The long, tedious ride had done nothing to alleviate the tension that had been building in Karvel ever since they left Tucson, and he was more worried than he cared to admit.

For all of Whistler’s confident planning, the odds against success remained overwhelming.

“Here we are,” Whistler said finally.

They turned into a rough lane, and at the end came upon a cluster of stone buildings. There were lights in the house, and the door opened as they got out of the truck.

“Jacques?” Whistler called.

“Oui.”

A ruddy, corpulent, middle-aged Frenchman assisted Karvel over the threshold, shook his hand, and said with a grin, “Hi. Okay.”

Jacques’s wife put food on the table, and Karvel munched at it absently, only half aware of what he was eating, and listened to Jacques and Whistler spout French at each other. Whistler’s fluency amazed him, but as they talked Karvel quickly sensed that something was wrong. Whistler’s manner changed rapidly from incredulity to anger, and then to disgust, and when finally he turned away Karvel had never seen him so chagrined.

“They’re going to chicken out,” he announced.

“What’s the matter?”

“He says the whole French army is guarding the place, and with submachine guns. He doesn’t want any part of it.”

“I don’t blame him. I hadn’t counted on submachine guns myself. Or on an army.”

“Aw—that isn’t what he saw. It’s just what he thinks he saw. This really messes things up. Jacques runs a sawmill. He got permission to haul away the trees knocked down by Force X, and he’s been all over the place. I ain’t even been near it. There wasn’t no point in an outsider snooping around and getting their backs up if it wasn’t necessary.”

“Does Jacques know what we’re trying to do?”

“He thinks we’re news photographers, trying to get pictures of the village. The official word is that an ammunition truck blew up there, but the French still haven’t let reporters near the place.”

“He thinks we’re trying to get pictures—at night?”

“We got a whole trunkful of special equipment. I guess we’ll have to figure out another plan. We can’t use the road, and I wouldn’t try to find my way through the woods at night. Anyway, we’d need Jacques’s men to help with you and the diving stuff. It’s all up-and-downhill.”

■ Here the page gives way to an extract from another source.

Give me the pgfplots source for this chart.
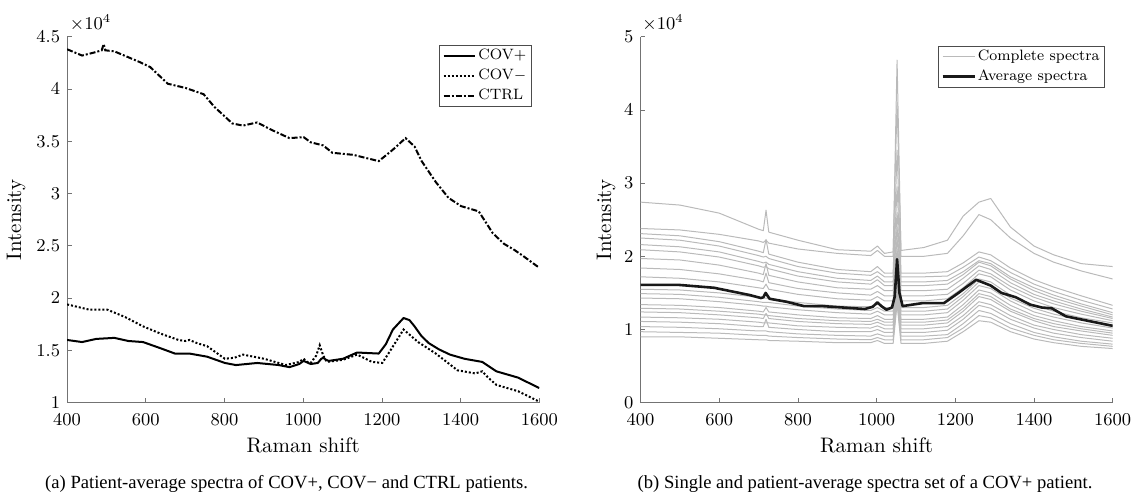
\documentclass[border=0pt]{standalone}
\usepackage{fontspec}
\usepackage{pgfplots}
\usepackage{pgfplotstable}
\pgfplotsset{compat=1.18}
\newfontfamily\capfont{Liberation Serif}

% patient averages, intensity in units of 10^4
\pgfplotstableread{
x y
400 1.60
438 1.58
474 1.61
520 1.62
556 1.59
593 1.58
638 1.52
674 1.47
711 1.47
756 1.44
801 1.38
829 1.36
883 1.38
938 1.36
965 1.34
990 1.37
1001 1.40
1019 1.37
1037 1.38
1046 1.42
1051 1.43
1058 1.41
1065 1.40
1101 1.42
1137 1.48
1192 1.47
1210 1.56
1228 1.70
1255 1.81
1270 1.79
1283 1.73
1300 1.64
1319 1.57
1345 1.51
1373 1.46
1410 1.42
1455 1.39
1491 1.30
1546 1.24
1600 1.14
}\covp

\pgfplotstableread{
x y
400 1.94
456 1.89
502 1.89
547 1.82
593 1.73
638 1.66
683 1.60
700 1.59
711 1.60
730 1.57
756 1.54
801 1.42
825 1.43
847 1.46
901 1.42
956 1.36
990 1.39
1001 1.42
1010 1.39
1019 1.38
1033 1.45
1042 1.55
1051 1.45
1060 1.39
1101 1.41
1137 1.46
1175 1.39
1201 1.38
1225 1.52
1255 1.70
1292 1.58
1337 1.47
1392 1.31
1437 1.28
1455 1.30
1470 1.24
1491 1.17
1546 1.11
1600 1.01
}\covm

\pgfplotstableread{
x y
400 4.38
438 4.32
470 4.35
488 4.37
493 4.43
497 4.37
520 4.36
583 4.26
611 4.21
656 4.05
701 4.01
747 3.95
774 3.83
820 3.67
847 3.65
883 3.68
919 3.61
965 3.53
1001 3.54
1019 3.49
1051 3.46
1074 3.39
1128 3.37
1192 3.31
1228 3.42
1260 3.53
1283 3.45
1301 3.31
1337 3.11
1369 2.96
1401 2.88
1446 2.83
1482 2.62
1510 2.52
1537 2.46
1560 2.40
1600 2.29
}\ctrl

% single spectra of one COV+ patient
\pgfplotstableread{
x s1 s2 s3 s4 s5 s6 s7 s8 s9 s10 s11 s12 s13 s14 s15 s16 s17 s18 s19 s20
400 2.74 2.38 2.31 2.25 2.16 2.09 1.97 1.84 1.72 1.55 1.49 1.43 1.34 1.29 1.24 1.17 1.11 1.04 0.97 0.90
500 2.70 2.36 2.28 2.22 2.13 2.06 1.95 1.82 1.70 1.54 1.48 1.42 1.33 1.28 1.23 1.16 1.10 1.03 0.96 0.90
600 2.59 2.30 2.20 2.14 2.06 1.99 1.88 1.76 1.65 1.50 1.44 1.38 1.30 1.25 1.20 1.14 1.08 1.01 0.95 0.88
700 2.37 2.21 2.07 2.01 1.93 1.87 1.77 1.67 1.57 1.44 1.38 1.33 1.25 1.21 1.16 1.10 1.04 0.98 0.92 0.86
712 2.35 2.19 2.05 1.99 1.91 1.85 1.75 1.65 1.56 1.43 1.37 1.32 1.24 1.20 1.15 1.09 1.04 0.98 0.92 0.86
719 2.63 2.22 2.23 2.00 1.92 1.86 1.90 1.77 1.62 1.43 1.37 1.32 1.30 1.20 1.22 1.09 1.14 0.98 0.92 0.86
726 2.33 2.18 2.03 1.97 1.89 1.83 1.74 1.64 1.55 1.42 1.37 1.31 1.24 1.19 1.15 1.09 1.03 0.97 0.91 0.85
800 2.22 2.10 1.92 1.86 1.79 1.73 1.65 1.56 1.48 1.37 1.32 1.27 1.20 1.15 1.11 1.05 1.00 0.94 0.89 0.84
900 2.09 2.04 1.82 1.77 1.70 1.65 1.57 1.50 1.42 1.32 1.28 1.23 1.16 1.12 1.08 1.03 0.97 0.92 0.87 0.82
985 2.07 2.01 1.79 1.74 1.67 1.62 1.55 1.47 1.40 1.31 1.26 1.21 1.15 1.11 1.07 1.02 0.97 0.91 0.86 0.82
1002 2.14 2.08 1.86 1.79 1.73 1.68 1.60 1.52 1.45 1.35 1.30 1.25 1.19 1.14 1.10 1.05 1.00 0.94 0.89 0.85
1020 2.04 2.00 1.77 1.72 1.65 1.60 1.53 1.46 1.39 1.30 1.25 1.20 1.14 1.10 1.06 1.01 0.96 0.91 0.86 0.81
1042 2.06 2.00 1.77 1.72 1.65 1.60 1.53 1.46 1.39 1.30 1.25 1.20 1.14 1.10 1.06 1.01 0.96 0.91 0.86 0.81
1052 4.10 4.68 3.45 2.95 2.60 2.40 2.25 2.10 2.00 1.90 1.80 1.75 1.70 1.65 1.60 1.55 1.50 1.45 1.40 1.35
1062 2.08 2.00 1.77 1.72 1.65 1.60 1.53 1.46 1.39 1.30 1.25 1.20 1.14 1.10 1.06 1.01 0.96 0.91 0.86 0.81
1120 2.12 2.00 1.77 1.72 1.65 1.60 1.53 1.46 1.39 1.30 1.25 1.20 1.14 1.10 1.06 1.01 0.96 0.91 0.86 0.81
1180 2.22 2.04 1.79 1.73 1.67 1.62 1.55 1.48 1.42 1.33 1.28 1.23 1.17 1.13 1.09 1.04 0.99 0.93 0.89 0.84
1220 2.55 2.28 1.91 1.85 1.79 1.75 1.70 1.63 1.57 1.49 1.45 1.40 1.34 1.29 1.25 1.19 1.14 1.08 1.02 0.97
1260 2.74 2.57 2.06 1.99 1.94 1.92 1.87 1.81 1.76 1.69 1.65 1.60 1.54 1.49 1.45 1.38 1.33 1.26 1.19 1.12
1290 2.79 2.50 2.02 1.94 1.90 1.87 1.82 1.76 1.72 1.65 1.61 1.56 1.50 1.45 1.41 1.34 1.29 1.22 1.16 1.10
1340 2.40 2.25 1.84 1.78 1.72 1.69 1.64 1.59 1.54 1.47 1.43 1.39 1.33 1.28 1.25 1.19 1.14 1.08 1.02 0.97
1400 2.14 2.04 1.68 1.62 1.57 1.53 1.48 1.44 1.39 1.33 1.29 1.24 1.19 1.15 1.12 1.06 1.02 0.96 0.92 0.87
1450 2.02 1.92 1.58 1.52 1.47 1.43 1.39 1.35 1.30 1.25 1.21 1.17 1.12 1.08 1.04 1.00 0.95 0.90 0.86 0.82
1520 1.90 1.80 1.46 1.40 1.35 1.32 1.28 1.25 1.21 1.16 1.13 1.09 1.04 1.01 0.98 0.93 0.89 0.84 0.81 0.77
1600 1.86 1.69 1.33 1.28 1.23 1.20 1.17 1.15 1.12 1.09 1.06 1.02 0.98 0.95 0.92 0.88 0.84 0.80 0.77 0.74
}\greytab

\pgfplotstableread{
x y
400 1.61
496 1.61
587 1.57
678 1.47
706 1.43
712 1.44
718 1.50
728 1.42
770 1.38
815 1.32
861 1.32
916 1.30
970 1.28
990 1.31
1002 1.37
1012 1.32
1025 1.27
1039 1.30
1046 1.45
1052 1.96
1058 1.50
1066 1.32
1116 1.36
1171 1.36
1208 1.50
1253 1.68
1290 1.60
1317 1.50
1354 1.44
1390 1.34
1420 1.30
1445 1.29
1481 1.18
1545 1.11
1600 1.05
}\avg

\pgfplotsset{
  matlab/.style={
    scale only axis, width=236.1pt, height=183pt,
    axis x line*=bottom, axis y line*=left,
    axis line style={black!55, line width=0.4pt},
    tick align=inside, major tick length=2.2pt,
    tick style={black!55, line width=0.4pt},
    xmin=400, xmax=1600, xtick={400,600,...,1600},
    scaled ticks=false,
    /pgf/number format/set thousands separator={},
    tick label style={font=\fontsize{9}{10}\selectfont},
    xticklabel style={yshift=-2pt},
    label style={font=\fontsize{10.5}{12}\selectfont},
    xlabel={Raman shift}, ylabel={Intensity},
    xlabel style={at={(axis description cs:0.5,0)}, anchor=center, yshift=-21.2pt},
    legend cell align=left,
    legend style={font=\fontsize{7.5}{9}\selectfont, draw=black!70, line width=0.4pt,
      anchor=north east, inner xsep=1.5pt, inner ysep=0.75pt, row sep=1pt,
      nodes={inner sep=1pt, text height=5.5pt, text depth=1.5pt}},
    legend image code/.code={\draw[#1] plot coordinates {(0cm,0cm) (0.28cm,0cm) (0.56cm,0cm)};},
  },
  greyspec/.style={black!27, line width=0.5pt, line join=round},
}

\begin{document}
\begin{tikzpicture}
\path[use as bounding box] (0,0) rectangle (566.5pt,247pt);

\begin{axis}[matlab, name=A, at={(33.55pt,45.65pt)}, anchor=south west,
  ymin=1, ymax=4.5, ytick={1,1.5,...,4.5},
  ylabel style={at={(axis description cs:0,0.5)}, anchor=center, yshift=25.5pt},
  legend style={at={(axis description cs:1,1)}, xshift=-3.8pt, yshift=-4.15pt}]
\addplot[black, line width=1pt, line join=round] table[x=x,y=y]{\covp};
\addlegendentry{COV+}
\addplot[black, line width=1pt, dash pattern=on 1pt off 1pt] table[x=x,y=y]{\covm};
\addlegendentry{COV$-$}
\addplot[black, line width=1pt, dash pattern=on 3pt off 1pt on 1pt off 1pt] table[x=x,y=y]{\ctrl};
\addlegendentry{CTRL}
\end{axis}
\node[anchor=base west, inner sep=0pt, font=\fontsize{9}{10}\selectfont]
  at ([xshift=1.2pt,yshift=3.5pt]A.north west) {$\times10^{4}$};

\begin{axis}[matlab, name=B, at={(320.25pt,45.65pt)}, anchor=south west,
  ymin=0, ymax=5, ytick={0,1,...,5},
  ylabel style={at={(axis description cs:0,0.5)}, anchor=center, yshift=17.25pt},
  legend style={at={(axis description cs:1,1)}, xshift=-3.85pt, yshift=-4.5pt}]
\pgfplotsinvokeforeach{1,...,20}{
  \addplot[greyspec, forget plot] table[x=x,y=s#1]{\greytab};
}
\addlegendimage{greyspec}
\addlegendentry{Complete spectra}
\addplot[black!90, line width=1.3pt, line join=round] table[x=x,y=y]{\avg};
\addlegendentry{Average spectra}
\end{axis}
\node[anchor=base west, inner sep=0pt, font=\fontsize{9}{10}\selectfont]
  at ([xshift=0.75pt,yshift=3.5pt]B.north west) {$\times10^{4}$};

\node[font=\capfont\fontsize{9.3}{11}\selectfont] at (143.3pt,4.8pt)
  {(a) Patient-average spectra of COV+, COV− and CTRL patients.};
\node[font=\capfont\fontsize{9.3}{11}\selectfont] at (432.5pt,4.8pt)
  {(b) Single and patient-average spectra set of a COV+ patient.};
\end{tikzpicture}
\end{document}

“I suppose there’s only the one road.”

“With two roadblocks on each side—one at the nearest crossroad, to turn traffic around the village, and another just before you get there.”

“If we make the effort at all, it’ll have to be at night,” Karvel said thoughtfully. “Ask Jacques if he’d be willing to take us to some point at the edge of the forest south of the village. We probably wouldn’t be able to see anything, but at least we’d get an idea of the route. Then we could decide what to do.”

“They could take the trunk part way, and hide it in the woods.”

“We might have a devil of a time finding it. No. Tell him there won’t be any equipment and we won’t go a step closer than the edge of the forest. We only want to know the best way to get there.”